====== DATA SEGMENT ======

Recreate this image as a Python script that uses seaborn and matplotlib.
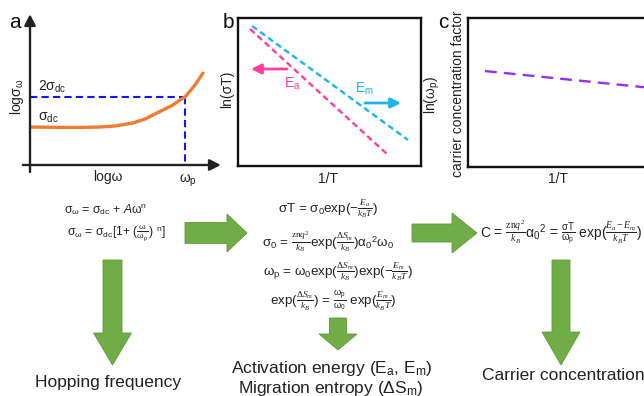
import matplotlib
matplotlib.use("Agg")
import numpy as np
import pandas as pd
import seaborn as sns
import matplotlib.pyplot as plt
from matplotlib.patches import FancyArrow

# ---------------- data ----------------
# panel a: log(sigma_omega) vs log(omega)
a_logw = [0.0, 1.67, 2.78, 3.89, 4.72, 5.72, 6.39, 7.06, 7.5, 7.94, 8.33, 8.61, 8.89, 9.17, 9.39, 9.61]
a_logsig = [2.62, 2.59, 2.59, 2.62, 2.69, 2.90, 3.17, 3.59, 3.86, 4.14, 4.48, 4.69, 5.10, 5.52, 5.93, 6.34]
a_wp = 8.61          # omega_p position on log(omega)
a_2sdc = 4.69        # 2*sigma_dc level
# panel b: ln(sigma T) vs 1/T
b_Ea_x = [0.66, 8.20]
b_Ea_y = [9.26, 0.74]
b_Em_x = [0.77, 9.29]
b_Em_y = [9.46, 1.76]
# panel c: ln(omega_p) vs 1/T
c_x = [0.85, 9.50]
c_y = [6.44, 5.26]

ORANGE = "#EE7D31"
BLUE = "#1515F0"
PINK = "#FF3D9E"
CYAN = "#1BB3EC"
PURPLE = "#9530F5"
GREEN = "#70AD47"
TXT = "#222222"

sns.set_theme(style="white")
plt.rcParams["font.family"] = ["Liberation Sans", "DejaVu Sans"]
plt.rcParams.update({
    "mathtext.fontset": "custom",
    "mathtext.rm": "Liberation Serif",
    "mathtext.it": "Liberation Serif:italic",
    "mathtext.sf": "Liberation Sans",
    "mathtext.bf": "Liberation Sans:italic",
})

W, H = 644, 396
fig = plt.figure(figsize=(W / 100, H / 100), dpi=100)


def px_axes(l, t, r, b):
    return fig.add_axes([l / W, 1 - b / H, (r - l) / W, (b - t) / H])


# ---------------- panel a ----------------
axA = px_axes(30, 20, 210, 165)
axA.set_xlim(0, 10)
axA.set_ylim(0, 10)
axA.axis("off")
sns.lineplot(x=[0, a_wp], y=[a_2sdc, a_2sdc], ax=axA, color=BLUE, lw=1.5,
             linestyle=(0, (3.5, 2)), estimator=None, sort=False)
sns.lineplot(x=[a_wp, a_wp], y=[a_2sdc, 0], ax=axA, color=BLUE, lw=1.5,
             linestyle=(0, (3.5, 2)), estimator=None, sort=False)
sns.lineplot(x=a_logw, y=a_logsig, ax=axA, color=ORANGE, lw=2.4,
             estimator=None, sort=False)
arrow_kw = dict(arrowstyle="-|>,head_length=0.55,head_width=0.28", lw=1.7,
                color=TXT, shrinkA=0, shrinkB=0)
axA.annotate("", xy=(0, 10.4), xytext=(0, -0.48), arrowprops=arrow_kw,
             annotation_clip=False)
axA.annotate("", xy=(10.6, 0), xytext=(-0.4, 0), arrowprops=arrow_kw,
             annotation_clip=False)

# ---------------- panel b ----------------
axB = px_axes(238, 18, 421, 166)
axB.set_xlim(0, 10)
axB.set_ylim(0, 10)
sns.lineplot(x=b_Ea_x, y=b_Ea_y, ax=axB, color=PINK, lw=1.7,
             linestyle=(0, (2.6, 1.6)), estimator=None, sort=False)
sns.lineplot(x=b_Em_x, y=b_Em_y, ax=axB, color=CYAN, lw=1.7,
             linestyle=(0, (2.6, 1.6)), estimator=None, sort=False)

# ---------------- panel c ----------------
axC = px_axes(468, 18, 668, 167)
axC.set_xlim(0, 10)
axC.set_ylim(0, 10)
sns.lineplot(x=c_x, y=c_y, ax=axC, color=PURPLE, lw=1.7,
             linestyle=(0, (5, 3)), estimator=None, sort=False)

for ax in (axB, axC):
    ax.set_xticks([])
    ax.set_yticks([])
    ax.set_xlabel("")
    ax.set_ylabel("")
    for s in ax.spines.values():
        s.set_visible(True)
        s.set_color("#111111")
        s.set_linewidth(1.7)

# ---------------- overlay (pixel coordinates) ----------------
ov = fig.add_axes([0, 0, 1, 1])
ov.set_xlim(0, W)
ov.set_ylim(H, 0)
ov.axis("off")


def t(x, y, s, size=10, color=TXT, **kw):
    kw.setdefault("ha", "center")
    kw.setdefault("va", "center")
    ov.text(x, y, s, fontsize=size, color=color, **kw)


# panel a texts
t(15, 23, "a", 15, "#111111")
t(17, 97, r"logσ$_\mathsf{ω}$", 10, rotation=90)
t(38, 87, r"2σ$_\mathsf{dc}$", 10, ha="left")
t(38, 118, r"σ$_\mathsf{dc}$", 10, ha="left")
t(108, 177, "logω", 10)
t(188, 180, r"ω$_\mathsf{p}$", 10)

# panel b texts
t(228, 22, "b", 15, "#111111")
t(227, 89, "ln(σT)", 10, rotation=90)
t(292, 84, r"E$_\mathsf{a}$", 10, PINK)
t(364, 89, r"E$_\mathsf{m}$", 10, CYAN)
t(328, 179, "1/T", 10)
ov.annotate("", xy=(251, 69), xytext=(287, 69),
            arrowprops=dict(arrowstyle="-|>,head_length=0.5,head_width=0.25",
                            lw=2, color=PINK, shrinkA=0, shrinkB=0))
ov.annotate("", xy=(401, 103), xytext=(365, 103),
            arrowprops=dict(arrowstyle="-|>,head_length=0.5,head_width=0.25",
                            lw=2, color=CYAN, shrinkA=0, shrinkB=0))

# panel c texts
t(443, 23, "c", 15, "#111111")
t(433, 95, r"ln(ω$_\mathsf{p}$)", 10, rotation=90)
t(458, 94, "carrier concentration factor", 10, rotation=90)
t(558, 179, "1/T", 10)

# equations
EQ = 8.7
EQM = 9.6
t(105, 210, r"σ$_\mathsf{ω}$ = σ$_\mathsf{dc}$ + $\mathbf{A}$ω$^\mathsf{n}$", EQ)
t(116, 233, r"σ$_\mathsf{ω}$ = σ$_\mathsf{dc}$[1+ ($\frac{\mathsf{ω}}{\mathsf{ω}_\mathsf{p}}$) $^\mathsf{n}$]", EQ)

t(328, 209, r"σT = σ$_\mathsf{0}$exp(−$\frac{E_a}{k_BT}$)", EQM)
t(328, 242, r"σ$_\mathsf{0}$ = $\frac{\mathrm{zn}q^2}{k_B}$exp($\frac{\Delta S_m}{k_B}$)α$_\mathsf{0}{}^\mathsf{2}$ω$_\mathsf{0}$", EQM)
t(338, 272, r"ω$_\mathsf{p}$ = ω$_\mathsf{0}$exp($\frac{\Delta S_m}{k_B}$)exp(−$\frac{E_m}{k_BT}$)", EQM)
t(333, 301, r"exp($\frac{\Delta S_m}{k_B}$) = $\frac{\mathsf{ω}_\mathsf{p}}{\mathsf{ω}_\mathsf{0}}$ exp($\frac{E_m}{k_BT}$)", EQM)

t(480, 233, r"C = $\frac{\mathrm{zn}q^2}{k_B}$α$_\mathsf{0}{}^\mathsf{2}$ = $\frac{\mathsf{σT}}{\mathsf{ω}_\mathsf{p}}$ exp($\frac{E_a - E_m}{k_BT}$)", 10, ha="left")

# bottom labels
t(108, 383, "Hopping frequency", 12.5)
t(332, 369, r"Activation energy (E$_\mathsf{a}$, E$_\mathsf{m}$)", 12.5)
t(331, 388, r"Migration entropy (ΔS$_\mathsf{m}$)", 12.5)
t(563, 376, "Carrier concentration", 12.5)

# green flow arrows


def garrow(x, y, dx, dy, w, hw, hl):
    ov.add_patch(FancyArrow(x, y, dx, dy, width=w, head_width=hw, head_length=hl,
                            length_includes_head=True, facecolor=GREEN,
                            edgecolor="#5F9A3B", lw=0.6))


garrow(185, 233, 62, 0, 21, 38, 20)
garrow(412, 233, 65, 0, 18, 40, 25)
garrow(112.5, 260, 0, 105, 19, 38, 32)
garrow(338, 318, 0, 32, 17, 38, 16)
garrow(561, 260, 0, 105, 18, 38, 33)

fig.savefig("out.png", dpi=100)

======

▸ **EXERCISE PROMPT**
Your task is to restate word for word the lines from the top of the data to the line containing "c_y = [6.44, 5.26]", both ends included, with every picture left out.

▸ **FINAL ANSWER**
Recreate this image as a Python script that uses seaborn and matplotlib.
import matplotlib
matplotlib.use("Agg")
import numpy as np
import pandas as pd
import seaborn as sns
import matplotlib.pyplot as plt
from matplotlib.patches import FancyArrow

# ---------------- data ----------------
# panel a: log(sigma_omega) vs log(omega)
a_logw = [0.0, 1.67, 2.78, 3.89, 4.72, 5.72, 6.39, 7.06, 7.5, 7.94, 8.33, 8.61, 8.89, 9.17, 9.39, 9.61]
a_logsig = [2.62, 2.59, 2.59, 2.62, 2.69, 2.90, 3.17, 3.59, 3.86, 4.14, 4.48, 4.69, 5.10, 5.52, 5.93, 6.34]
a_wp = 8.61          # omega_p position on log(omega)
a_2sdc = 4.69        # 2*sigma_dc level
# panel b: ln(sigma T) vs 1/T
b_Ea_x = [0.66, 8.20]
b_Ea_y = [9.26, 0.74]
b_Em_x = [0.77, 9.29]
b_Em_y = [9.46, 1.76]
# panel c: ln(omega_p) vs 1/T
c_x = [0.85, 9.50]
c_y = [6.44, 5.26]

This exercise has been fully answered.